BUENOS AIRES - Lionel Messi's boyhood club Newell's Old Boys of Argentina put up a banner of support for their country's captain in their stadium on Saturday, following the attack against his wife Antonela Roccuzzo's family business.
A threatening hand-written message to the Paris St Germain forward was left at a supermarket belonging to the Roccuzzo's early on Thursday morning, after two people on motorcycles shot 14 bullets at the business.
"Messi, we are waiting for you. (Pablo) Javkin (Rosario's mayor) is also a narco, he will not take care of you," read the handwritten text left on the door.
In the dead of night, two men fired shots at the closed supermarket, before leaving the threatening message on the ground aimed at the seven-time Ballon d'Or winner.
Pablo Javkin is the mayor of Messi's home town, Rosario, where the supermarket is located, some 320km north-west of Buenos Aires.
Javkin confirmed the supermarket belonged to the family of Antonela Roccuzzo, who shares three children with the football superstar, and said the aim of the attack was to "to create chaos in the city".
Provincial police assistant chief Ivan Gonzalez told Cadena 3 television station there was no one on the premises at the time of the attack.

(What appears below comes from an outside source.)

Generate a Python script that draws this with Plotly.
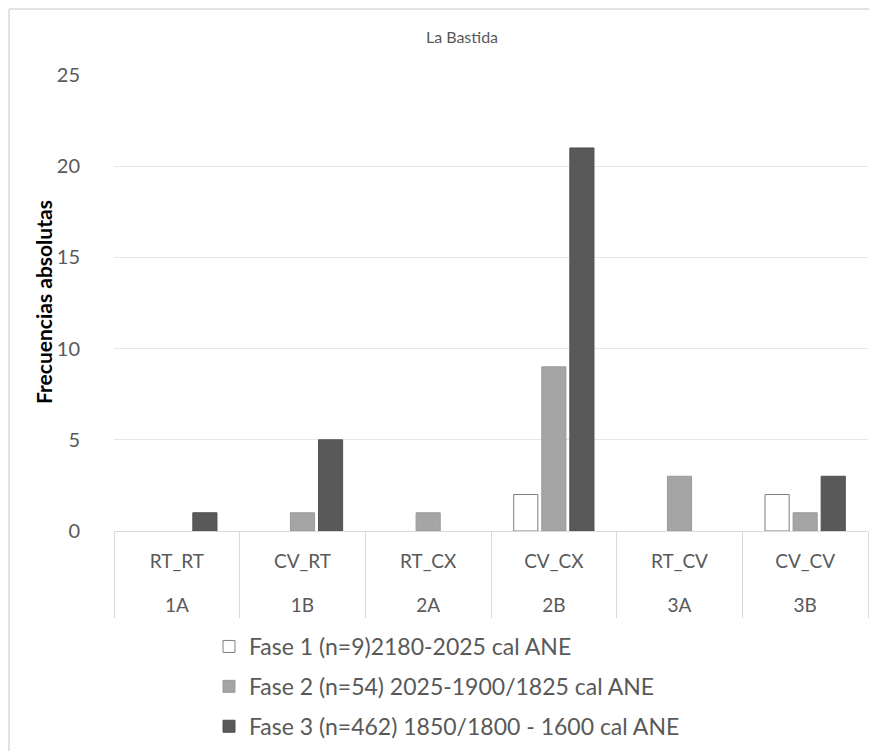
import plotly.graph_objects as go

codes = ["1A", "1B", "2A", "2B", "3A", "3B"]
types = ["RT_RT", "CV_RT", "RT_CX", "CV_CX", "RT_CV", "CV_CV"]
fase1 = [0, 0, 0, 2, 0, 2]
fase2 = [0, 1, 1, 9, 3, 1]
fase3 = [1, 5, 0, 21, 0, 3]
names = ["Fase 1 (n=9)2180-2025 cal ANE",
         "Fase 2 (n=54) 2025-1900/1825 cal ANE",
         "Fase 3 (n=462) 1850/1800 - 1600 cal ANE"]
yticks = [0, 5, 10, 15, 20, 25]

FONT = "Lato"
# page body has an 8px margin; figure coordinates = page coordinates - 8
W, H = 869, 743
L, R, T, B = 106, 9, 67, 220
pw, ph = W - L - R, H - T - B

def px_x(p):
    return (p - L) / pw

def px_y(p):
    return (H - B - p) / ph

fig = go.Figure()
fills = ["#ffffff", "#a5a5a5", "#595959"]
lines = ["#7f7f7f", "#9a9a9a", "#505050"]
for vals, name, fc, lc in zip([fase1, fase2, fase3], names, fills, lines):
    fig.add_trace(go.Bar(
        x=types, y=[v if v else None for v in vals], name=name, legendgroup=name,
        marker=dict(color=fc, line=dict(color=lc, width=1)),
    ))
# carrier for the second (code) label row
fig.add_trace(go.Scatter(x=types, y=[None] * len(types), xaxis="x2", yaxis="y",
                         showlegend=False, hoverinfo="skip", mode="markers"))

fig.update_layout(
    width=W, height=H,
    margin=dict(l=L, r=R, t=T, b=B, autoexpand=False),
    paper_bgcolor="white", plot_bgcolor="white",
    barmode="group", bargap=0.33, bargroupgap=0.14,
    font=dict(family=FONT, color="#595959"),
    title=dict(text="La Bastida", x=px_x(454), xref="paper", xanchor="center",
               y=1 - 29 / H, yanchor="middle",
               font=dict(family=FONT, size=16, color="#595959")),
    showlegend=True,
    legend=dict(orientation="v", x=px_x(201), xanchor="left",
                y=px_y(617), yanchor="top",
                font=dict(family=FONT, size=23, color="#595959"),
                tracegroupgap=7, bgcolor="rgba(0,0,0,0)"),
    xaxis=dict(
        type="category", categoryorder="array", categoryarray=types,
        range=[-0.5, len(types) - 0.5], automargin=False,
        showgrid=False, showline=True, linecolor="#d9d9d9", linewidth=1,
        ticks="outside", tickson="boundaries", ticklen=86, tickcolor="#d9d9d9",
        tickwidth=1, ticklabelstandoff=13,
        tickfont=dict(family=FONT, size=19, color="#595959"),
    ),
    xaxis2=dict(
        type="category", categoryorder="array", categoryarray=types,
        range=[-0.5, len(types) - 0.5], overlaying="x", anchor="y", side="bottom",
        tickvals=types, ticktext=codes, automargin=False,
        showgrid=False, showline=False, ticks="", ticklabelstandoff=61,
        tickfont=dict(family=FONT, size=19, color="#595959"),
    ),
    yaxis=dict(
        range=[0, 25], tickvals=yticks, showgrid=True, gridcolor="#e6e6e6",
        zeroline=False, showline=False, ticks="", automargin=False,
        tickfont=dict(family=FONT, size=20, color="#595959"),
        ticklabelstandoff=33,
    ),
)
fig.add_annotation(
    text="<b>Frecuencias absolutas</b>", textangle=-90,
    xref="paper", yref="paper", x=px_x(35), y=px_y(294),
    xanchor="center", yanchor="middle",
    showarrow=False, font=dict(family=FONT, size=21, color="#000000"),
)
# chart frame (left and top edges visible)
fig.add_shape(type="line", xref="paper", yref="paper",
              x0=px_x(1), x1=px_x(1), y0=px_y(1), y1=px_y(760),
              line=dict(color="#d9d9d9", width=1.5))
fig.add_shape(type="line", xref="paper", yref="paper",
              x0=px_x(1), x1=px_x(880), y0=px_y(1), y1=px_y(1),
              line=dict(color="#d9d9d9", width=1.5))

fig.write_html("out.html")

The prosecutor in charge of the case, Federico Rebola, told reporters that there had been no previously known threats made against the Roccuzzo family.
The message of support from Newell's was posted on social media hours before Saturday's home game against Barracas Central in the Argentine league.
"Leo, you are the heart of a country that loves you. Newell's is with you," read the red and black banner, which was placed behind one of the goals at the Coloso Marcelo Bielsa stadium ahead of the match.
Messi is set to make his first appearance for Argentina since lifting the World Cup after he was called up by coach Lionel Scaloni on Friday for friendly matches later this month.
Roccuzzo and Messi often travel to Rosario on holidays to visit their families as both are natives of the city built on the banks of the Parana River in Argentina's Santa Fe province.
The city has one of the highest murder rates in Argentina, as gangs linked to drug trafficking coexist, according to judicial reports, and confrontations with injuries and deaths are frequently reported.
Rosario is a port city that has gradually become a nerve centre for drug trafficking and the most violent city in Argentina, with 287 murders in 2022.
The centrist mayor, left-wing governor of Santa Fe state, Omar Perotti, and centre-left national government regularly pass on responsibility for counter-narcotics measures and the use of the city's security forces to each other.
At a meeting this week between the municipal, provincial and national security forces, provincial minister Claudio Brilloni said he had "urged the federal forces to greater collaboration, engagement and participation" in the fight against violence and criminality in Rosario.
Among the right-wing opposition, two declared candidates for October's presidential election called for help from the military police to fight drug-trafficking in Rosario.
"The situation is complicated in Rosario... the drug traffickers have won," said Security Minister Anibal Fernandez.